Labour government would see house prices fall: Zoopla
05-08-2015
By Donia O'Loughlin
Property website Zoopla has issued a statement on the eve of the general election claiming that a Labour government would cause house prices to fall as a range of interventions make investing in property less attractive.
Zoopla said Labour will make property a generally “less attractive investment” as a result of new property taxes, while prospective buy-to-let investors might be put off by rent controls and first-time buyers could be left worse off due to changes to schemes such as Help to Buy.
However, some would argue that dampening house price growth and even prompting a decline might be the most beneficial change for hard-pressed prospective first-timers, who are reportedly less confident than ever of getting on the ladder due to runaway valuations.
In an editorial earlier this year, FTAdviser sister paper the Financial Times called for a “government brave enough to trumpet the virtue of falling house prices, and to make it happen”.
Zoopla estimates that property prices have risen 9.7 per cent on average across the country over the past five years.
According to Nationwide’s latest house price index, published at the end of last month, annual house prices rose by 5.2 per cent in the 12 months to April alone. Office of National Statistics’ data in February showed an annual 7.2 per cent rise.
Latest ONS figures suggest the average house price is now £267,000, 10 times the average wage in Britain. Data from the Land Registry showed that the average price of property in London is currently at £462,799, some 17 times the average wage.

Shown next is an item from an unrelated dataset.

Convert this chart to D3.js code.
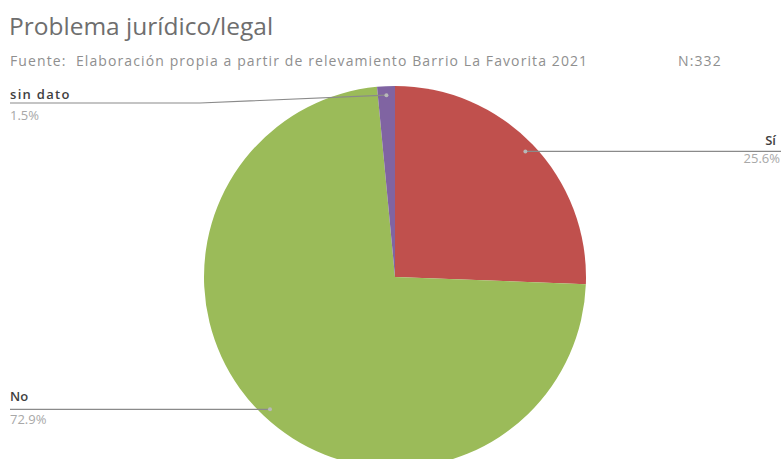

Focus has fallen at times on buy-to-let, which has surged in recent years, and in particular on the estimated £5bn of tax relief on mortgage interest which has supported returns substantially higher than rival asset classes over the past 15 years.
Lawrence Hall, head of communications at Zoopla, said: “There is no question that there are issues to be resolved in the UK property market, including a possible tax on unoccupied residences, an update to council tax bands, clamping down on rogue landlords.
“The most important way to solve the UK’s housing issues is to build more homes – not destroy the value of those already built.”
Labour has committed to building 200,000 homes a year by 2020 along with creating a ‘future homes fund’, using money saved in Help to Buy Isas to boost housing supply. For private renters, it will make three-year tenancies the norm and cap rent rises to inflation plus 1 per cent.
The Conservatives have pledged to build 200,000 starter homes for first-time buyers and extend the controversial Right to Buy scheme for up to 1.3m tenants of housing associations in England, along with the creation of a £1bn brownfield regeneration fund.
The Liberal Democrats aimed to build 300,000 homes a year, including in 10 new ‘garden cities’. They also promised new ‘rent-to-own’ homes where monthly payments steadily buy a stake in the property, along with a ‘help-to-rent’ tenancy deposit loan to help young people.
Yesterday (5 May), developers, pension funds and housing associations offered £30bn to the next government for new homes if they support a US-style rental revolution in the hope this would address the demand/supply issue, in an open letter.
The amount is potentially enough to build more than 150,000 homes housing around 350,000 people, the backers claim.
Zoopla is arguing that a continuation of the current coalition would likely result in the “continued recovery” in the housing market, largely due to an “improving economy”, higher employment and “policies designed to further encourage property ownership and investment”.
Mr Hall said: “The proposed mansion tax is a great example of a good political soundbite but a poor policy. It started out as an idea to tax billionaire non-dom property owners and has turned into a proposed tax on working British families.
“UK homeowners already pay the highest property taxes in the developed world, so the introduction of any new tax would be value destructive to the entire UK property market.”